● **Exercise prompt**
Transcribe the listing that follows in full, omitting pictures.

● **Source excerpt**

☆ ☆ ☆

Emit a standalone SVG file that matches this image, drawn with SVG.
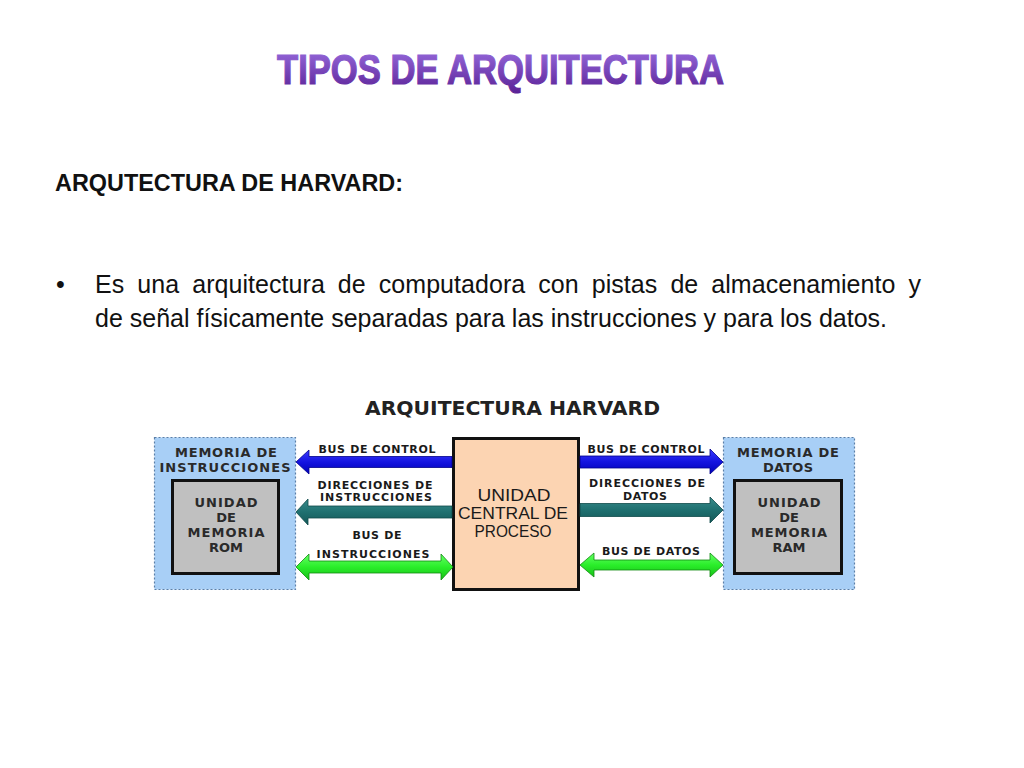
<svg xmlns="http://www.w3.org/2000/svg" width="1024" height="768" viewBox="0 0 1024 768">
  <defs>
    <linearGradient id="gTitle" x1="0" y1="0" x2="0" y2="1">
      <stop offset="0" stop-color="#9a6ee0"/>
      <stop offset="1" stop-color="#5a2196"/>
    </linearGradient>
    <linearGradient id="gBlue" x1="0" y1="0" x2="0" y2="1">
      <stop offset="0" stop-color="#3c3cff"/>
      <stop offset="0.5" stop-color="#1414e0"/>
      <stop offset="1" stop-color="#0000b8"/>
    </linearGradient>
    <linearGradient id="gTeal" x1="0" y1="0" x2="0" y2="1">
      <stop offset="0" stop-color="#3a8c8c"/>
      <stop offset="0.5" stop-color="#1f7070"/>
      <stop offset="1" stop-color="#145858"/>
    </linearGradient>
    <linearGradient id="gGreen" x1="0" y1="0" x2="0" y2="1">
      <stop offset="0" stop-color="#66ff66"/>
      <stop offset="0.5" stop-color="#2aee2a"/>
      <stop offset="1" stop-color="#18c018"/>
    </linearGradient>
  </defs>
  <style>
    .slide { font-family: "Liberation Sans", Arial, sans-serif; fill: #111; }
    .dtitle { font-family: "DejaVu Sans", Verdana, sans-serif; font-weight: bold; fill: #222; }
    .lbl { font-family: "DejaVu Sans", Verdana, sans-serif; font-weight: bold; font-size: 11px; fill: #1a1a1a; text-anchor: middle; }
    .box { font-family: "DejaVu Sans", Verdana, sans-serif; font-weight: bold; font-size: 13px; fill: #2a2a2a; text-anchor: middle; }
    .cpu { font-family: "Liberation Sans", Arial, sans-serif; font-size: 16px; fill: #1a1a1a; text-anchor: middle; }
    .outer { fill: #a8cff6; stroke: #5a7fa8; stroke-width: 1.2; stroke-dasharray: 2 2; }
    .inner { fill: #c0c0c0; stroke: #111; stroke-width: 3; }
    .blue { fill: url(#gBlue); stroke: #00008a; stroke-width: 0.8; }
    .teal { fill: url(#gTeal); stroke: #0f4a4a; stroke-width: 0.8; }
    .green { fill: url(#gGreen); stroke: #108a10; stroke-width: 0.8; }
  </style>
  <rect width="1024" height="768" fill="#ffffff"/>

  <g id="title">
    <text x="277" y="84" font-family="'Liberation Sans', Arial, sans-serif" font-weight="bold" font-size="42" fill="url(#gTitle)" stroke="url(#gTitle)" stroke-width="1.2" textLength="447" lengthAdjust="spacingAndGlyphs">TIPOS DE ARQUITECTURA</text>
  </g>

  <g id="heading">
    <text class="slide" x="55" y="191" font-size="24" font-weight="bold" textLength="348" lengthAdjust="spacingAndGlyphs">ARQUTECTURA DE HARVARD:</text>
  </g>

  <g id="bullet">
    <text class="slide" x="56" y="293" font-size="25">•</text>
    <text class="slide" x="95" y="293" font-size="25" textLength="826" lengthAdjust="spacing" word-spacing="6">Es una arquitectura de computadora con pistas de almacenamiento y</text>
    <text class="slide" x="95" y="327" font-size="25" textLength="792" lengthAdjust="spacing">de señal físicamente separadas para las instrucciones y para los datos.</text>
  </g>

  <g id="diagram-title">
    <text class="dtitle" x="365" y="415" font-size="20" textLength="295" lengthAdjust="spacingAndGlyphs">ARQUITECTURA HARVARD</text>
  </g>

  <g id="memoria-instrucciones">
    <rect class="outer" x="154.5" y="437.5" width="141" height="152"/>
    <text class="box" x="226" y="457" textLength="102" lengthAdjust="spacing">MEMORIA DE</text>
    <text class="box" x="225" y="472" textLength="131" lengthAdjust="spacing">INSTRUCCIONES</text>
    <rect class="inner" x="172.5" y="480.5" width="106" height="93"/>
    <text class="box" x="226" y="507" textLength="63" lengthAdjust="spacing">UNIDAD</text>
    <text class="box" x="226" y="522">DE</text>
    <text class="box" x="226" y="537" textLength="77" lengthAdjust="spacing">MEMORIA</text>
    <text class="box" x="226" y="552">ROM</text>
  </g>

  <g id="cpu">
    <rect x="453.5" y="438.5" width="125" height="151" fill="#fcd4b2" stroke="#111" stroke-width="3"/>
    <text class="cpu" x="514" y="501" textLength="73" lengthAdjust="spacingAndGlyphs">UNIDAD</text>
    <text class="cpu" x="513" y="519" textLength="110" lengthAdjust="spacingAndGlyphs">CENTRAL DE</text>
    <text class="cpu" x="513" y="537" textLength="77" lengthAdjust="spacingAndGlyphs">PROCESO</text>
  </g>

  <g id="memoria-datos">
    <rect class="outer" x="723.5" y="437.5" width="131" height="152"/>
    <text class="box" x="788" y="457" textLength="102" lengthAdjust="spacing">MEMORIA DE</text>
    <text class="box" x="788" y="472" textLength="50" lengthAdjust="spacing">DATOS</text>
    <rect class="inner" x="734.5" y="480.5" width="107" height="93"/>
    <text class="box" x="789" y="507" textLength="63" lengthAdjust="spacing">UNIDAD</text>
    <text class="box" x="789" y="522">DE</text>
    <text class="box" x="789" y="537" textLength="76" lengthAdjust="spacing">MEMORIA</text>
    <text class="box" x="789" y="552">RAM</text>
  </g>

  <g id="connectors">
    <polygon class="blue" points="296,462 309,450 309,456.5 452,456.5 452,467.5 309,467.5 309,474"/>
    <polygon class="teal" points="296,512 308,499 308,506 452,506 452,518 308,518 308,525"/>
    <polygon class="green" points="296,567 309,554 309,561 441,561 441,554 453,567 441,580 441,573 309,573 309,580"/>
    <polygon class="blue" points="580,456 710,456 710,449 723,462 710,474 710,468 580,468"/>
    <polygon class="teal" points="580,503.5 710,503.5 710,497 723,510 710,523 710,516.5 580,516.5"/>
    <polygon class="green" points="580,565 594,553 594,560 710,560 710,553 723,565 710,577 710,570 594,570 594,577"/>

    <text class="lbl" x="377" y="453" textLength="117" lengthAdjust="spacing">BUS DE CONTROL</text>
    <text class="lbl" x="375" y="489" textLength="115" lengthAdjust="spacing">DIRECCIONES DE</text>
    <text class="lbl" x="376" y="501" textLength="112" lengthAdjust="spacing">INSTRUCCIONES</text>
    <text class="lbl" x="377" y="539" textLength="49" lengthAdjust="spacing">BUS DE</text>
    <text class="lbl" x="373" y="558" textLength="113" lengthAdjust="spacing">INSTRUCCIONES</text>

    <text class="lbl" x="646" y="453" textLength="117" lengthAdjust="spacing">BUS DE CONTROL</text>
    <text class="lbl" x="647" y="487" textLength="116" lengthAdjust="spacing">DIRECCIONES DE</text>
    <text class="lbl" x="645" y="500" textLength="44" lengthAdjust="spacing">DATOS</text>
    <text class="lbl" x="651" y="555" textLength="98" lengthAdjust="spacing">BUS DE DATOS</text>
  </g>
</svg>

☆ ☆ ☆

● **Output**
Emit a standalone SVG file that matches this image, drawn with SVG.
<svg xmlns="http://www.w3.org/2000/svg" width="1024" height="768" viewBox="0 0 1024 768">
  <defs>
    <linearGradient id="gTitle" x1="0" y1="0" x2="0" y2="1">
      <stop offset="0" stop-color="#9a6ee0"/>
      <stop offset="1" stop-color="#5a2196"/>
    </linearGradient>
    <linearGradient id="gBlue" x1="0" y1="0" x2="0" y2="1">
      <stop offset="0" stop-color="#3c3cff"/>
      <stop offset="0.5" stop-color="#1414e0"/>
      <stop offset="1" stop-color="#0000b8"/>
    </linearGradient>
    <linearGradient id="gTeal" x1="0" y1="0" x2="0" y2="1">
      <stop offset="0" stop-color="#3a8c8c"/>
      <stop offset="0.5" stop-color="#1f7070"/>
      <stop offset="1" stop-color="#145858"/>
    </linearGradient>
    <linearGradient id="gGreen" x1="0" y1="0" x2="0" y2="1">
      <stop offset="0" stop-color="#66ff66"/>
      <stop offset="0.5" stop-color="#2aee2a"/>
      <stop offset="1" stop-color="#18c018"/>
    </linearGradient>
  </defs>
  <style>
    .slide { font-family: "Liberation Sans", Arial, sans-serif; fill: #111; }
    .dtitle { font-family: "DejaVu Sans", Verdana, sans-serif; font-weight: bold; fill: #222; }
    .lbl { font-family: "DejaVu Sans", Verdana, sans-serif; font-weight: bold; font-size: 11px; fill: #1a1a1a; text-anchor: middle; }
    .box { font-family: "DejaVu Sans", Verdana, sans-serif; font-weight: bold; font-size: 13px; fill: #2a2a2a; text-anchor: middle; }
    .cpu { font-family: "Liberation Sans", Arial, sans-serif; font-size: 16px; fill: #1a1a1a; text-anchor: middle; }
    .outer { fill: #a8cff6; stroke: #5a7fa8; stroke-width: 1.2; stroke-dasharray: 2 2; }
    .inner { fill: #c0c0c0; stroke: #111; stroke-width: 3; }
    .blue { fill: url(#gBlue); stroke: #00008a; stroke-width: 0.8; }
    .teal { fill: url(#gTeal); stroke: #0f4a4a; stroke-width: 0.8; }
    .green { fill: url(#gGreen); stroke: #108a10; stroke-width: 0.8; }
  </style>
  <rect width="1024" height="768" fill="#ffffff"/>

  <g id="title">
    <text x="277" y="84" font-family="'Liberation Sans', Arial, sans-serif" font-weight="bold" font-size="42" fill="url(#gTitle)" stroke="url(#gTitle)" stroke-width="1.2" textLength="447" lengthAdjust="spacingAndGlyphs">TIPOS DE ARQUITECTURA</text>
  </g>

  <g id="heading">
    <text class="slide" x="55" y="191" font-size="24" font-weight="bold" textLength="348" lengthAdjust="spacingAndGlyphs">ARQUTECTURA DE HARVARD:</text>
  </g>

  <g id="bullet">
    <text class="slide" x="56" y="293" font-size="25">•</text>
    <text class="slide" x="95" y="293" font-size="25" textLength="826" lengthAdjust="spacing" word-spacing="6">Es una arquitectura de computadora con pistas de almacenamiento y</text>
    <text class="slide" x="95" y="327" font-size="25" textLength="792" lengthAdjust="spacing">de señal físicamente separadas para las instrucciones y para los datos.</text>
  </g>

  <g id="diagram-title">
    <text class="dtitle" x="365" y="415" font-size="20" textLength="295" lengthAdjust="spacingAndGlyphs">ARQUITECTURA HARVARD</text>
  </g>

  <g id="memoria-instrucciones">
    <rect class="outer" x="154.5" y="437.5" width="141" height="152"/>
    <text class="box" x="226" y="457" textLength="102" lengthAdjust="spacing">MEMORIA DE</text>
    <text class="box" x="225" y="472" textLength="131" lengthAdjust="spacing">INSTRUCCIONES</text>
    <rect class="inner" x="172.5" y="480.5" width="106" height="93"/>
    <text class="box" x="226" y="507" textLength="63" lengthAdjust="spacing">UNIDAD</text>
    <text class="box" x="226" y="522">DE</text>
    <text class="box" x="226" y="537" textLength="77" lengthAdjust="spacing">MEMORIA</text>
    <text class="box" x="226" y="552">ROM</text>
  </g>

  <g id="cpu">
    <rect x="453.5" y="438.5" width="125" height="151" fill="#fcd4b2" stroke="#111" stroke-width="3"/>
    <text class="cpu" x="514" y="501" textLength="73" lengthAdjust="spacingAndGlyphs">UNIDAD</text>
    <text class="cpu" x="513" y="519" textLength="110" lengthAdjust="spacingAndGlyphs">CENTRAL DE</text>
    <text class="cpu" x="513" y="537" textLength="77" lengthAdjust="spacingAndGlyphs">PROCESO</text>
  </g>

  <g id="memoria-datos">
    <rect class="outer" x="723.5" y="437.5" width="131" height="152"/>
    <text class="box" x="788" y="457" textLength="102" lengthAdjust="spacing">MEMORIA DE</text>
    <text class="box" x="788" y="472" textLength="50" lengthAdjust="spacing">DATOS</text>
    <rect class="inner" x="734.5" y="480.5" width="107" height="93"/>
    <text class="box" x="789" y="507" textLength="63" lengthAdjust="spacing">UNIDAD</text>
    <text class="box" x="789" y="522">DE</text>
    <text class="box" x="789" y="537" textLength="76" lengthAdjust="spacing">MEMORIA</text>
    <text class="box" x="789" y="552">RAM</text>
  </g>

  <g id="connectors">
    <polygon class="blue" points="296,462 309,450 309,456.5 452,456.5 452,467.5 309,467.5 309,474"/>
    <polygon class="teal" points="296,512 308,499 308,506 452,506 452,518 308,518 308,525"/>
    <polygon class="green" points="296,567 309,554 309,561 441,561 441,554 453,567 441,580 441,573 309,573 309,580"/>
    <polygon class="blue" points="580,456 710,456 710,449 723,462 710,474 710,468 580,468"/>
    <polygon class="teal" points="580,503.5 710,503.5 710,497 723,510 710,523 710,516.5 580,516.5"/>
    <polygon class="green" points="580,565 594,553 594,560 710,560 710,553 723,565 710,577 710,570 594,570 594,577"/>

    <text class="lbl" x="377" y="453" textLength="117" lengthAdjust="spacing">BUS DE CONTROL</text>
    <text class="lbl" x="375" y="489" textLength="115" lengthAdjust="spacing">DIRECCIONES DE</text>
    <text class="lbl" x="376" y="501" textLength="112" lengthAdjust="spacing">INSTRUCCIONES</text>
    <text class="lbl" x="377" y="539" textLength="49" lengthAdjust="spacing">BUS DE</text>
    <text class="lbl" x="373" y="558" textLength="113" lengthAdjust="spacing">INSTRUCCIONES</text>

    <text class="lbl" x="646" y="453" textLength="117" lengthAdjust="spacing">BUS DE CONTROL</text>
    <text class="lbl" x="647" y="487" textLength="116" lengthAdjust="spacing">DIRECCIONES DE</text>
    <text class="lbl" x="645" y="500" textLength="44" lengthAdjust="spacing">DATOS</text>
    <text class="lbl" x="651" y="555" textLength="98" lengthAdjust="spacing">BUS DE DATOS</text>
  </g>
</svg>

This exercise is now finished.